Harbor Foundry shaft refactor (case study)

Before: Three independent Tween elevators, transform parenting, no velocity on walk-off, crushers using raw overlap tests. Metrics: 38% shaft completion, 22% of deaths flagged “unfair” in exit survey.

Changes:

Unified shaft_phase timeline for all three platforms.
Switched to delta-position rider move in fixed tick; unparent on jump edge.
Horizontal carry 1.0, vertical carry 0.65 on jump-off; walk-off inherits horizontal only.
Crush damage gated on descending + armed ceiling state; 200 ms telegraph rumble.
Boarding cue: floor light pulses 400 ms before departure.
Widened second platform landing by 0.25 tiles after telemetry showed near-miss cluster.

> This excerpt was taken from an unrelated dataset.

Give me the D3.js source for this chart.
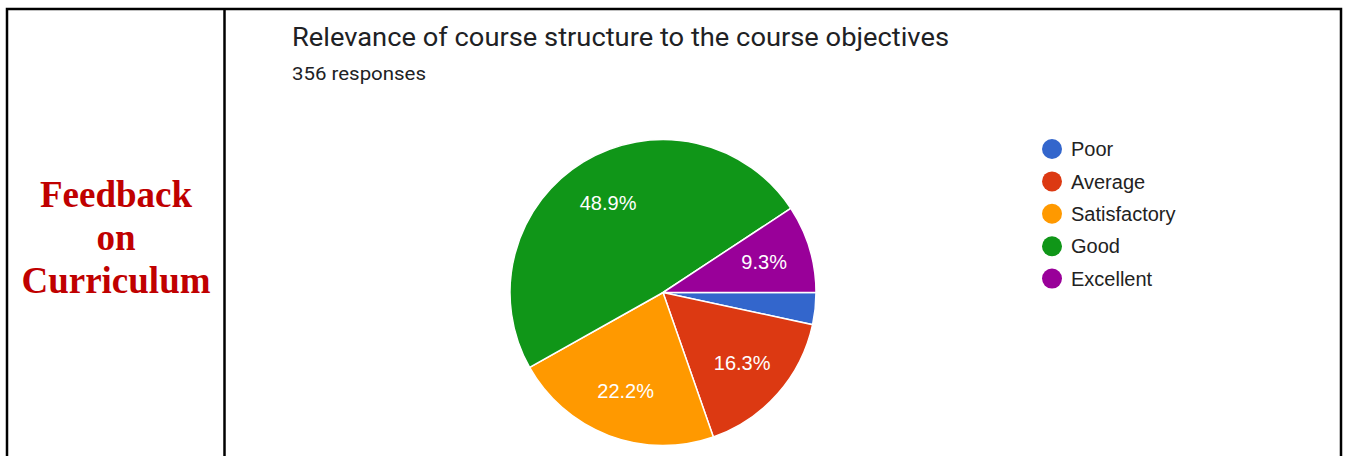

After: 81% completion, unfair-death reports down 74%, median retry count per player dropped from 4.1 to 1.6. Level design change (wider landing) contributed an estimated 8 points; code fixes contributed the rest.

Technique decision table

Goal	Prefer	Avoid
Deterministic factory/gauntlet elevators	Kinematic path + phase clock + delta rider move	Independent tweens per platform
Fair jump between shuttles	Velocity inheritance + coyote on platform edge	Zero carry on dismount
Vertical variety without new code	Bounce pads for launches; moving platforms for timing puzzles	Using elevators where a static jump arc suffices
Organic wobble (seesaw, boat deck)	Physics motor with capped forces + manual rider velocity	Pure parenting on dynamic bodies
Crush hazard readability	Relative velocity crush + state-gated damage + telegraph	Static overlap crush on moving geometry
Netplay platform puzzles	`f(tick)` path function + sim-tick carry	Replicated transform lerp for gameplay logic
Teaching a new traversal verb	Single slow platform, clear wait, safe floor	Three-platform chain as first introduction

Pitfalls

Update vs FixedUpdate split — platform and character must integrate on the same tick; split causes elevator jitter.
Parenting without jump unparent — player stays child while drop-through falling; always unparent on jump input.
Ignoring walk-off carry — walking off the edge needs horizontal platform velocity merged into player velocity.
Independent platform timers — chains drift; use one phase clock or master timeline.
Crush without relative motion — overlap alone kills during benign contact; gate on closing speed and platform state.
One-way pass-through during descent — riders fall through the surface they stand on; disable pass-through for grounded riders.
Rotating platforms + euler lock — parenting to spinning discs gimbal-locks camera; prefer delta rotation on rider offset.
No boarding telegraph — sudden departure feels cheap; add light, SFX, or shake before motion.
Soft-lock in elevator — doors close with player inside and no exit; timeout open or crush override required.

Production checklist

Pick kinematic path sim unless physics reaction is a core verb.
Integrate platform motion in the same fixed tick as the character controller.
Track grounded riders via collision contacts, not triggers alone.
Apply delta position each frame; unparent on jump edge, not on airborne.
Merge platform velocity into player velocity on jump and walk-off.
Expose per-platform horizontal and vertical carry multipliers in level data.
Define path modes: loop, ping-pong, one-shot; document wait times per node.
Synchronize multi-platform chains with a shared phase or timeline ID.
Gate crushers on platform state, relative velocity, and player hurtbox height.
Telegraph motion 300–500 ms before departure on player-facing elevators.
Test drop-through, jump, dash, and knockback off each moving surface.
Log near-miss landings (distance to ledge) in playtest telemetry.
For netplay, derive platform pose from f(tick); inherit carry on sim tick.
Regression-test with frame-step debug overlay showing platform and rider velocity vectors.

Key takeaways

Moving platforms are reference-frame problems — position delta and velocity inheritance matter more than mesh animation.
Kinematic paths with a shared phase clock beat independent tweens for multi-platform puzzles.
Walk-off and jump-off both need carry — Harbor Foundry’s miss rate was mostly zero horizontal speed on dismount.
Crush hazards must use relative motion and state gates — static overlap on moving geometry reads as broken collision.
Pair with coyote time and one-way rules from your broader platformer feel toolkit for a coherent vertical level.